Accurics found that 77% of the cloud resources that drifted from their secure baseline included instances (37%), application load balancers (19%), security groups (15%) and cloud storage services (5.5%).
The reason for some of these drifts is partly cultural and the result of the work habits of administrators and infrastructure engineers. Just like DevOps itself involves a cultural change, the practice of manually changing configurations without documenting them could decrease in frequency as time goes on as a result of new policies.

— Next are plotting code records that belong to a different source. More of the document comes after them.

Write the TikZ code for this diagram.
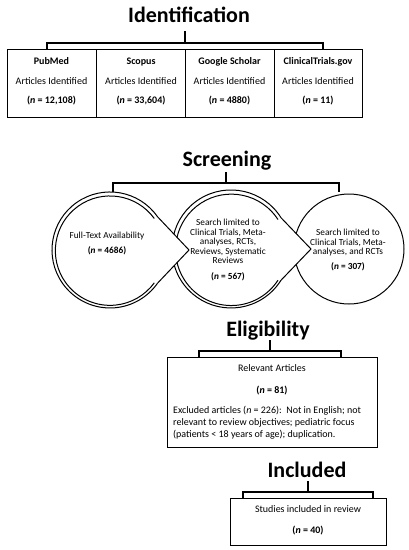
\documentclass[tikz,border=0pt]{standalone}
\usepackage{fontspec}
\setmainfont{Carlito}
\begin{document}
\begin{tikzpicture}[x=1pt,y=-1pt,
  ttl/.style={anchor=base,inner sep=0,font=\fontsize{22}{26}\selectfont\bfseries},
  txt/.style={anchor=base,inner sep=0,font=\fontsize{10}{12}\selectfont},
  btxt/.style={anchor=base,inner sep=0,font=\fontsize{10}{12}\selectfont\bfseries},
  ltxt/.style={anchor=base west,inner sep=0,font=\fontsize{10}{12}\selectfont},
  ctxt/.style={anchor=base,inner sep=0,font=\fontsize{9.3}{11}\selectfont},
  cbtxt/.style={anchor=base,inner sep=0,font=\fontsize{9.3}{11}\selectfont\bfseries},
  srcbox/.style={draw,line width=1pt,inner sep=0,minimum height=68pt},
  brk/.style={line width=1.3pt},
  ring/.style={draw,line width=1pt,fill=white},
  ringin/.style={line width=1pt},
]
\fill[white] (0,0) rectangle (409,550);
\useasboundingbox (0,0) rectangle (409,550);

% ---------- Identification ----------
\node[ttl] (idt) at (189,22) {Identification};
\coordinate (idtop) at (185,31);
\coordinate (idbar) at (185,43);
\coordinate (idl) at (47,49);
\coordinate (idr) at (323,49);
\draw[brk] (idtop) -- (idbar);
\draw[brk] (idl) |- (idbar) -| (idr);

\node[srcbox,minimum width=89pt] (pub) at (51.5,83) {};
\node[srcbox,minimum width=89pt] (sco) at (140.5,83) {};
\node[srcbox,minimum width=89pt] (goo) at (229.5,83) {};
\node[srcbox,minimum width=88pt] (ctg) at (318,83) {};

\node[btxt] (pub1) at (51.5,64) {PubMed};
\node[txt]  (pub2) at (51.5,84) {Articles Identified};
\node[btxt] (pub3) at (51.5,103) {(\textit{n} = 12,108)};
\node[btxt] (sco1) at (141,64) {Scopus};
\node[txt]  (sco2) at (141,84) {Articles Identified};
\node[btxt] (sco3) at (141,103) {(\textit{n} = 33,604)};
\node[btxt] (goo1) at (229.5,64) {Google Scholar};
\node[txt]  (goo2) at (229.5,84) {Articles Identified};
\node[btxt] (goo3) at (229.5,103) {(\textit{n} = 4880)};
\node[btxt] (ctg1) at (318,64) {ClinicalTrials.gov};
\node[txt]  (ctg2) at (318,84) {Articles Identified};
\node[btxt] (ctg3) at (318,103) {(\textit{n} = 11)};

% ---------- Screening ----------
\node[ttl] (sct) at (227,166) {Screening};
\coordinate (sctop) at (226,172);
\coordinate (scbar) at (226,183);
\coordinate (scl) at (113,192);
\coordinate (scr) at (339,192);
\draw[brk] (sctop) -- (scbar);
\draw[brk] (scl) |- (scbar) -| (scr);

% circle 3
\draw[ring] (349,249) circle[radius=55pt];
% circle 2 with pointer
\draw[ring] (281,217.7) arc[start angle=32,end angle=328,radius=59pt] -- (311,249) -- cycle;
\draw[ringin] (278,219.5) arc[start angle=33,end angle=327,radius=55.7pt];
% circle 1 with pointer
\draw[ring] (157.5,216.7) arc[start angle=35,end angle=325,radius=58pt] -- (189,250) -- cycle;
\draw[ringin] (154.3,218.5) arc[start angle=36,end angle=324,radius=54.7pt];

\node[ctxt]  (c1a) at (107,238) {Full-Text Availability};
\node[cbtxt] (c1b) at (107,253) {(\textit{n} = 4686)};

\node[ctxt]  (c2a) at (228,225) {Search limited to};
\node[ctxt]  (c2b) at (228,235) {Clinical Trials, Meta-};
\node[ctxt]  (c2c) at (228,244.5) {analyses, RCTs,};
\node[ctxt]  (c2d) at (228,254) {Reviews, Systematic};
\node[ctxt]  (c2e) at (228,263) {Reviews};
\node[cbtxt] (c2f) at (228,279) {(\textit{n} = 567)};

\node[ctxt]  (c3a) at (348,235) {Search limited to};
\node[ctxt]  (c3b) at (348,245) {Clinical Trials, Meta-};
\node[ctxt]  (c3c) at (348,254.5) {analyses, and RCTs};
\node[cbtxt] (c3d) at (348,269) {(\textit{n} = 307)};

% ---------- Eligibility ----------
\node[ttl] (elt) at (268,336) {Eligibility};
\coordinate (eltop) at (270,340);
\coordinate (elbar) at (270,351);
\coordinate (ell) at (199,357);
\coordinate (elr) at (341,357);
\draw[brk] (eltop) -- (elbar);
\draw[brk] (ell) |- (elbar) -| (elr);
\node[draw,line width=1pt,inner sep=0,minimum width=210pt,minimum height=90pt] (elbox) at (272,402) {};
\node[txt]  (el1) at (272,371) {Relevant Articles};
\node[btxt] (el2) at (272,393) {(\textit{n} = 81)};
\node[ltxt] (el3) at (173,413) {Excluded articles (\textit{n} = 226):\ \ Not in English; not};
\node[ltxt] (el4) at (173,425) {relevant to review objectives; pediatric focus};
\node[ltxt] (el5) at (173,437) {(patients < 18 years of age); duplication.};

% ---------- Included ----------
\node[ttl] (inct) at (307,477) {Included};
\coordinate (intop) at (308,481);
\coordinate (inbar) at (308,492);
\coordinate (inl) at (243,498);
\coordinate (inr) at (373,498);
\draw[brk] (intop) -- (inbar);
\draw[brk] (inl) |- (inbar) -| (inr);
\node[draw,line width=1pt,inner sep=0,minimum width=156pt,minimum height=47pt] (inbox) at (308,521.5) {};
\node[txt]  (in1) at (308,512) {Studies included in review};
\node[btxt] (in2) at (308,533) {(\textit{n} = 40)};
\end{tikzpicture}
\end{document}
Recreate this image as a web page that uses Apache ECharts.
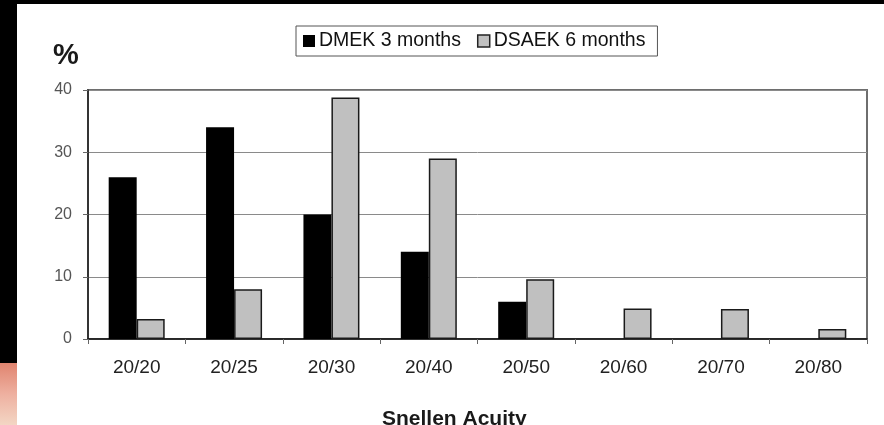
<!DOCTYPE html>
<html>
<head>
<meta charset="utf-8">
<script src="https://cdn.jsdelivr.net/npm/echarts@6/dist/echarts.min.js"></script>
<style>
  html, body { margin: 0; padding: 0; background: #fff; }
  #chart { width: 884px; height: 425px; }
</style>
</head>
<body>
<div id="chart"></div>
<script>
// Visual acuity distribution after keratoplasty
const categories = ['20/20', '20/25', '20/30', '20/40', '20/50', '20/60', '20/70', '20/80'];
const dmek3Months = [26, 34, 20, 14, 6, 0, 0, 0];
const dsaek6Months = [3.2, 8, 38.8, 29, 9.6, 4.9, 4.8, 1.6];
const yTicks = [0, 10, 20, 30, 40];

const chart = echarts.init(document.getElementById('chart'), null, { renderer: 'canvas' });
const font = '"Liberation Sans", Arial, sans-serif';

chart.setOption({
  backgroundColor: '#ffffff',
  animation: false,
  grid: {
    left: 88, right: 17, top: 90, bottom: 86,
    show: true, borderColor: '#6e6e6e', borderWidth: 2, backgroundColor: 'transparent'
  },
  legend: {
    left: 296, top: 26,
    icon: 'rect',
    itemWidth: 12, itemHeight: 12, itemGap: 16,
    padding: [5, 12, 5, 7],
    borderColor: '#555', borderWidth: 1,
    textStyle: { fontFamily: font, fontSize: 19.5, color: '#111', padding: [0, 0, 0, -1] },
    data: [
      { name: 'DMEK 3 months', itemStyle: { color: '#000', borderWidth: 0 } },
      { name: 'DSAEK 6 months', itemStyle: { color: '#c0c0c0', borderColor: '#222', borderWidth: 1.5 } }
    ]
  },
  xAxis: {
    type: 'category',
    data: categories,
    axisLine: { lineStyle: { color: '#111', width: 1.5 } },
    axisTick: { show: true, length: 5, inside: false, lineStyle: { color: '#666' } },
    axisLabel: { fontFamily: font, fontSize: 19, color: '#222', margin: 19 }
  },
  yAxis: {
    type: 'value',
    min: 0, max: 40, interval: 10,
    axisLine: { show: true, lineStyle: { color: '#222', width: 1.5 } },
    axisTick: { show: true, length: 5, lineStyle: { color: '#666' } },
    axisLabel: {
      fontFamily: font, fontSize: 16, color: '#555', margin: 16,
      formatter: v => (yTicks.includes(v) ? String(v) : '')
    },
    splitLine: { show: true, lineStyle: { color: '#8a8a8a', width: 1 } }
  },
  series: [
    {
      name: 'DMEK 3 months',
      type: 'bar',
      data: dmek3Months,
      barWidth: 28,
      barGap: '0%',
      itemStyle: { color: '#000' }
    },
    {
      name: 'DSAEK 6 months',
      type: 'bar',
      data: dsaek6Months,
      barWidth: 28,
      itemStyle: { color: '#c0c0c0', borderColor: '#1a1a1a', borderWidth: 1.5 }
    }
  ],
  graphic: [
    // dark frame around the figure
    { type: 'rect', left: 0, top: 0, shape: { width: 884, height: 4 }, style: { fill: '#000' }, silent: true },
    { type: 'rect', left: 0, top: 0, shape: { width: 17, height: 363 }, style: { fill: '#000' }, silent: true },
    {
      type: 'rect', left: 0, top: 363, shape: { width: 17, height: 62 }, silent: true,
      style: {
        fill: new echarts.graphic.LinearGradient(0, 0, 0, 1, [
          { offset: 0, color: '#e0846f' },
          { offset: 0.5, color: '#eeb0a0' },
          { offset: 1, color: '#f3d6c4' }
        ])
      }
    },
    {
      type: 'text', left: 53, top: 41, silent: true,
      style: { text: '%', font: 'bold 29px ' + font, fill: '#1a1a1a' }
    },
    {
      type: 'text', left: 382, top: 409, silent: true,
      style: { text: 'Snellen Acuity', font: 'bold 21px ' + font, fill: '#1a1a1a' }
    }
  ]
});
</script>
</body>
</html>
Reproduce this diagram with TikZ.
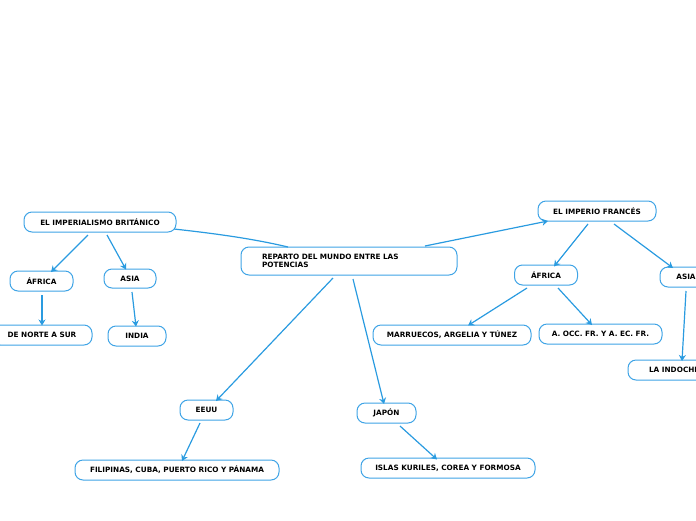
\documentclass[tikz,border=0pt]{standalone}
\usepackage{fontspec}
\setmainfont{DejaVu Sans}
\usetikzlibrary{arrows.meta}
\definecolor{edgeblue}{HTML}{2A9BE0}
\definecolor{boxblue}{HTML}{3FA4E6}
\begin{document}
\begin{tikzpicture}[x=1pt,y=-1pt,
  topic/.style={draw=boxblue, line width=1pt, rounded corners=8pt, fill=white,
    font=\fontsize{7.3}{8.4}\selectfont\bfseries, inner sep=0pt, minimum height=20pt},
  link/.style={draw=edgeblue, line width=1.2pt, -{Stealth[length=6pt,width=7pt]}},
  plain/.style={draw=edgeblue, line width=1.2pt}]
\useasboundingbox (0,0) rectangle (696,520);
% nodes
\node[topic, minimum width=152pt] (brit) at (100,222) {EL IMPERIALISMO BRITÁNICO};
\node[topic, minimum width=63pt] (afL) at (41.5,281) {ÁFRICA};
\node[topic, minimum width=52pt, minimum height=19pt] (asL) at (130,278.5) {ASIA};
\node[topic, minimum width=100pt] (norte) at (42,335) {DE NORTE A SUR};
\node[topic, minimum width=58pt] (india) at (137,336) {INDIA};
\node[topic, minimum width=216pt, minimum height=28pt, text width=174pt, align=left] (rep) at (349,261) {REPARTO DEL MUNDO ENTRE LAS\\POTENCIAS};
\node[topic, minimum width=118pt] (fr) at (597,211) {EL IMPERIO FRANCÉS};
\node[topic, minimum width=63pt] (afR) at (546,275) {ÁFRICA};
\node[topic, minimum width=52pt] (asR) at (686,277) {ASIA};
\node[topic, minimum width=158pt] (marr) at (452,335) {MARRUECOS, ARGELIA Y TÚNEZ};
\node[topic, minimum width=123pt] (aocc) at (600.5,334) {A. OCC. FR. Y A. EC. FR.};
\node[topic, minimum width=102pt] (indo) at (679,370) {LA INDOCHINA};
\node[topic, minimum width=53pt] (eeuu) at (206.5,410) {EEUU};
\node[topic, minimum width=59pt] (jap) at (386.5,413) {JAPÓN};
\node[topic, minimum width=204pt] (fil) at (177,470) {FILIPINAS, CUBA, PUERTO RICO Y PÁNAMA};
\node[topic, minimum width=174pt] (isl) at (448,468) {ISLAS KURILES, COREA Y FORMOSA};
% anchor coordinates
\coordinate (b1) at (88,235); \coordinate (b1e) at (51,272);
\coordinate (b2) at (107,235); \coordinate (b2e) at (126,269.5);
\coordinate (a1) at (42,295); \coordinate (a1e) at (42,325.5);
\coordinate (s1) at (132,292); \coordinate (s1e) at (136,326.5);
\coordinate (r0) at (288,247); \coordinate (r0e) at (174,229);
\coordinate (r1) at (425,246); \coordinate (r1e) at (548,221);
\coordinate (f1) at (588,224); \coordinate (f1e) at (554,266.5);
\coordinate (f2) at (614,224); \coordinate (f2e) at (673,268);
\coordinate (c1) at (527,288); \coordinate (c1e) at (468,325.5);
\coordinate (c2) at (558,288); \coordinate (c2e) at (592,325);
\coordinate (d1) at (686,291); \coordinate (d1e) at (682,361);
\coordinate (r2) at (333,278); \coordinate (r2e) at (216,401);
\coordinate (r3) at (353,279); \coordinate (r3e) at (384,404);
\coordinate (e1) at (200,423); \coordinate (e1e) at (182,461);
\coordinate (j1) at (400,426); \coordinate (j1e) at (437,459.5);
% edges
\draw[plain] (r0) .. controls (250,238) and (210,233) .. (r0e);
\draw[link] (b1) -- (b1e);
\draw[link] (b2) -- (b2e);
\draw[link] (a1) -- (a1e);
\draw[link] (s1) -- (s1e);
\draw[link] (r1) -- (r1e);
\draw[link] (f1) -- (f1e);
\draw[link] (f2) -- (f2e);
\draw[link] (c1) -- (c1e);
\draw[link] (c2) -- (c2e);
\draw[link] (d1) -- (d1e);
\draw[link] (r2) -- (r2e);
\draw[link] (r3) -- (r3e);
\draw[link] (e1) -- (e1e);
\draw[link] (j1) -- (j1e);
\end{tikzpicture}
\end{document}
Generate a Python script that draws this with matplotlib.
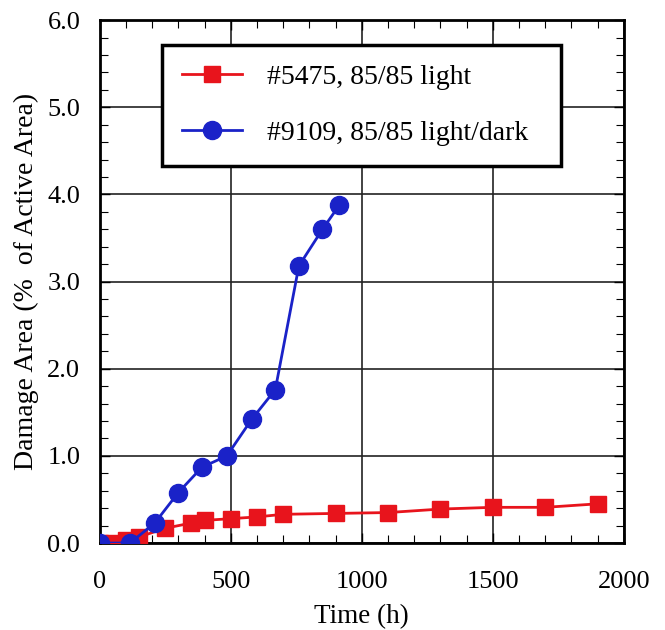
import matplotlib
matplotlib.use("Agg")
import matplotlib.pyplot as plt
from matplotlib.ticker import MultipleLocator

# Data
red_x = [0, 50, 100, 150, 250, 350, 400, 500, 600, 700, 900, 1100, 1300, 1500, 1700, 1900]
red_y = [0.0, 0.0, 0.03, 0.07, 0.17, 0.23, 0.26, 0.28, 0.30, 0.33, 0.34, 0.35, 0.39, 0.41, 0.41, 0.45]
blue_x = [0, 115, 210, 300, 390, 485, 580, 670, 760, 850, 915]
blue_y = [0.0, 0.0, 0.23, 0.58, 0.87, 1.0, 1.42, 1.76, 3.18, 3.6, 3.88]
y_ticks = [0, 1, 2, 3, 4, 5, 6]
red_label = "#5475, 85/85 light"
blue_label = "#9109, 85/85 light/dark"

plt.rcParams['font.family'] = ['Liberation Serif', 'DejaVu Serif']
FS = 19

fig = plt.figure(figsize=(6.65, 6.3), dpi=100)
ax = fig.add_axes([0.150, 0.138, 0.788, 0.830])

ax.plot(red_x, red_y, color='#e8141c', marker='s', markersize=12, linewidth=2.0,
        label=red_label, zorder=3)
ax.plot(blue_x, blue_y, color='#1a22c8', marker='o', markersize=13, linewidth=2.0,
        label=blue_label, zorder=4)

ax.set_xlim(0, 2000)
ax.set_ylim(0, 6.0)
ax.xaxis.set_major_locator(MultipleLocator(500))
ax.xaxis.set_minor_locator(MultipleLocator(100))
ax.yaxis.set_minor_locator(MultipleLocator(0.2))
ax.set_yticks(y_ticks)
ax.set_yticklabels([f"{v:.1f}" for v in y_ticks])
ax.grid(True, which='major', color='#222222', linewidth=1.2)
ax.tick_params(which='both', direction='in', top=True, right=True, labelsize=FS)
ax.tick_params(axis='x', pad=20)
ax.tick_params(axis='y', pad=14)
ax.tick_params(which='major', length=7, width=1.0)
ax.tick_params(which='minor', length=6, width=0.8)
for s in ax.spines.values():
    s.set_linewidth(2.0)

ax.set_xlabel("Time (h)", fontsize=19.5, labelpad=8)
ax.set_ylabel("Damage Area (%  of Active Area)", fontsize=20, labelpad=6)

leg = ax.legend(loc='upper left', bbox_to_anchor=(0.118, 0.953, 0.763, 0.0),
                mode='expand', fontsize=20,
                frameon=True, fancybox=False, edgecolor='black', framealpha=1,
                borderpad=0.72, labelspacing=1.1, handlelength=2.16, handletextpad=0.9,
                borderaxespad=0)
leg.get_frame().set_linewidth(2.5)

fig.savefig("out.png", dpi=100)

However, there are also other reasons for manual changes, including an attacker trying to escalate their privileges, so monitoring running cloud instances and resources for configuration changes will remain important.
The longer it takes to detect an insecure and undocumented configuration change made directly into a running environment, the harder it is to fix or revert it later because other changes might depend on it and because the original intent of the person who made the change might get lost. According to Accurics’ report, only 4% of issues reported in production are being addressed.
“This is unsurprising since tracing an issue back to the developer who misconfigured the infrastructure in question is difficult to do and requires redeployment of the cloud–an expensive proposition,” the company said.
A parallel could be made to the code reuse practices that have accelerated modern software development allowing companies and independent developers to more easily create applications by using third-party libraries, components and frameworks. However, giving developers free reign on which third-party components to use created a vulnerability tracking and patching nightmare for organizations because many don’t have a software bill of materials and have lost track of the original reason why a particular version of a particular library was used in a particular application.
The growing use of various container and serveless technologies and different provisioning templates could result in a similar situation. A survey by the Cloud Native Computing Foundation (CNCF) last year found that 41% of organizations were using serverless technologies and 84% of organizations were using containers. This was before the COVID-19 pandemic which most experts believe has accelerated the adoption of cloud computing services.
Accurics also found that more than 80% of organizations use more than one type of infrastructure as code technology, such as Terraform, Kubernetes YAML, Dockerfile and OpenFaaS YAML.